Inspired by the latest wave of models sporting cropped locks, Christina Han discovers the kindest cut.

June 2011

I WAS FIVE YEARS OLD the first time I had my hair cut short. I had hoped for a pretty pixie—though Twiggy wasn’t exactly on my radar back then, that was the general idea—but instead walked out of the salon looking like a miniature Bruce Lee. A wardrobe of frilly dresses and skirts was the only thing that prevented outsiders from confusing me with my brother. The crop took what felt like years to grow out, and the trauma lasted far longer. For the next two decades, I clung to my long locks as if they were a prized family heirloom—until now.

The itch to shear my chest-length tresses started building this past February, during New York Fashion Week. It was impossible not to notice the slew of models—perhaps taking a cue from fashion’s current obsession with androgyny—sporting fades and buzzed necks with stylized, Brit punk–inspired fringes on top. At Narciso Rodriguez, newcomer Kristina Salinovic’s messy, side-parted crop caught my eye; at Ralph Lauren, I couldn’t stop staring at Tunisian-born Hanaa Ben Abdesslem’s dramatic fade.
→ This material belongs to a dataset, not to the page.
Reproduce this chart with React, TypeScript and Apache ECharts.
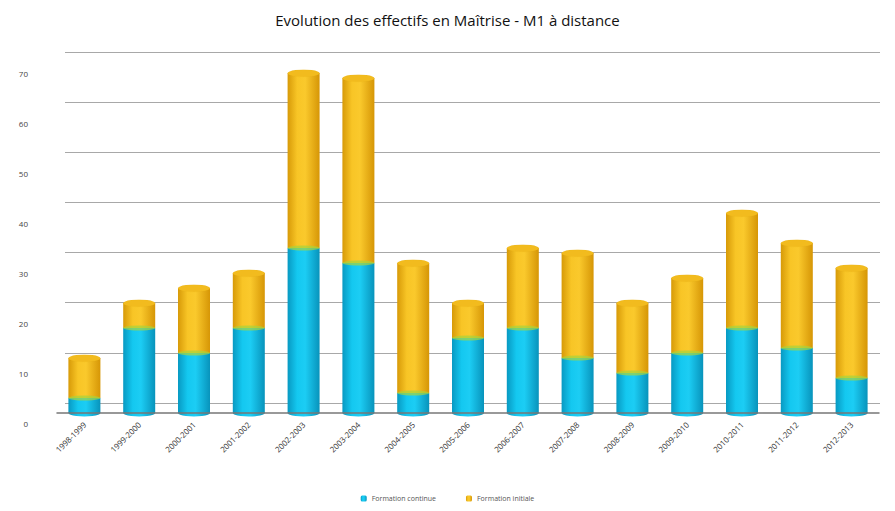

But the girl who really sent me over the edge was Britt Maren, whose career exploded after Guido Palau lopped eight inches off her ’do last fall. Every one of these girls looked effortlessly, intensely, and enviably cool. Suddenly, the thought of one more sweltering New York summer with my show horse–thick ponytail—pieces of which inevitably stuck to my Nars-glossed lips—felt unbearable.

Christina Han

The writer, before.

I consulted my closest friends (one was for it; the other threatened to cry) and then broached the subject with my boyfriend. Though I warned him that we might end up with matching coifs, he safely (and very sweetly) said, “You’ll look beautiful no matter what you do.” Finally, I brought it up with my boss, who, of course, immediately saw a potential story. “How much do you like your job?” she tested me (half) jokingly when I hesitated, citing my lifelong fear of being sheared. So I worked up the nerve and made an appointment with Garren.

The New York–based scissor wizard behind Victoria Beckham’s post–Spice Girls pixie, Selma Blair’s punk ’do, and Loulou de la Falaise’s tousled, ear-skimming shag, Garren is the short-cut king. Still, despite knowing that I would be in the greatest hands, I showed up at his salon in the Sherry-Netherland hotel armed with a folder full of tear sheets, which Garren good-naturedly set about studying. “It has to be cool, not pedestrian—like a skater-boy look,” he said, flipping through my images of models and movie stars, with the occasional printout from Scott Schuman’s street-style blog, the Sartorialist, thrown in for a dose of reality. “It helps if you have a long neck and delicate features, which you do. For people with shorter necks, it’s a little harder.”